So many years have passed since I started this blog and in that time I have matured and encountered so many more life experiences. I am focusing on the basic theory of Wabi-sabi where we focus on finding beauty in the imperfections of life and accepting that everything is constantly changing. The basic work of living, rest and activity are determined by the sun, universe, changing seasons and not consumerism. I lie down when I am tired, eat when I am hungry. I talk to friends and laugh when something is really funny. I pour them a drink and we celebrate accomplishments. I have surrounded myself with people who support my spirit, nurture plants, by people who grow food. There is so much beauty and grace in simple living, creativity and art. I’ve been feeling exceptionally good. Not that I haven’t had a rough day here or there, but in general, I’m in a good place. And through all the rough times, I have come to realize that happiness is not tied to external circumstances. We’ve all been in that place where things feel difficult to manage, so we resort to quick fixes like alcohol and addictive foods, or find fleeting moments of happiness from impulsive shopping, Tinder chats or dates without truly cultivating a loving experiencing for ourselves, and not caring about what other possibilities might exist.
I tried recalling my 10 happy moments in the last few years.
1. Every time Arun gave me a beautiful haircut.
2. Whenever I saw Zed relish rawhide.
3. The day Max was adopted in his forever home.
4. Naveen’s surprise visits.
5. That moment when weight machine digits flashed 56 kg as I stood there.

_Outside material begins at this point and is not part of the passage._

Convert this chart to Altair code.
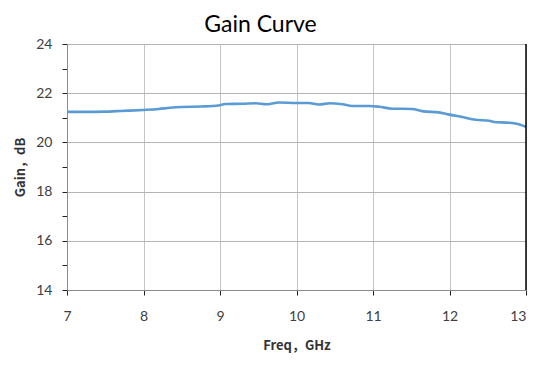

6. The road trip to Uttarakhand.
7. Dance party with Owes, Kim and Bhu.
8. Reconnecting with Manoj
9. Sudeep’s wedding with Meeta
10. Discovering Tashi Delek
Swift fleeting moments of happiness.I am grateful for all the days knowing that none of the moments will return besides the rawhide happiness and weight loss. It can be challenging for the mind to shift from melancholic feelings when you think about dead relationships, burnt bridges and lost connections. We’ve stopped talking, dancing and cooking together. And through all the heaviness, we take care of this life we’ve been granted. Perhaps this piece of gloomy reminiscence only makes us more appreciative of the simple experiences and involvements giving us better insights of life and friendship.
I have parted from some relationships and I feel generally more upbeat than before. I am not as angry as I once was. A huge landmark of healing process is not wanting to go back there by recognizing incompatibility and reflection on why the relationship failed. With time, I have understood that friendship is about genuinely loving someone and not circumstances encircling our lives. And came a point where my oldest friendship bubble burst. But by saying no to relationships that didn’t serve me, I made room for relationships that do.
Happiness is a state of being. In the end, it’s all ok. It is no longer about favors, dance or joy as I begin to cultivate inner peace. I have let go of people who couldn’t appreciate me, and I’m okay not talking to them or not having them around anymore. I have trained myself to let go of things that no longer matter, and created a significant space for things that matter.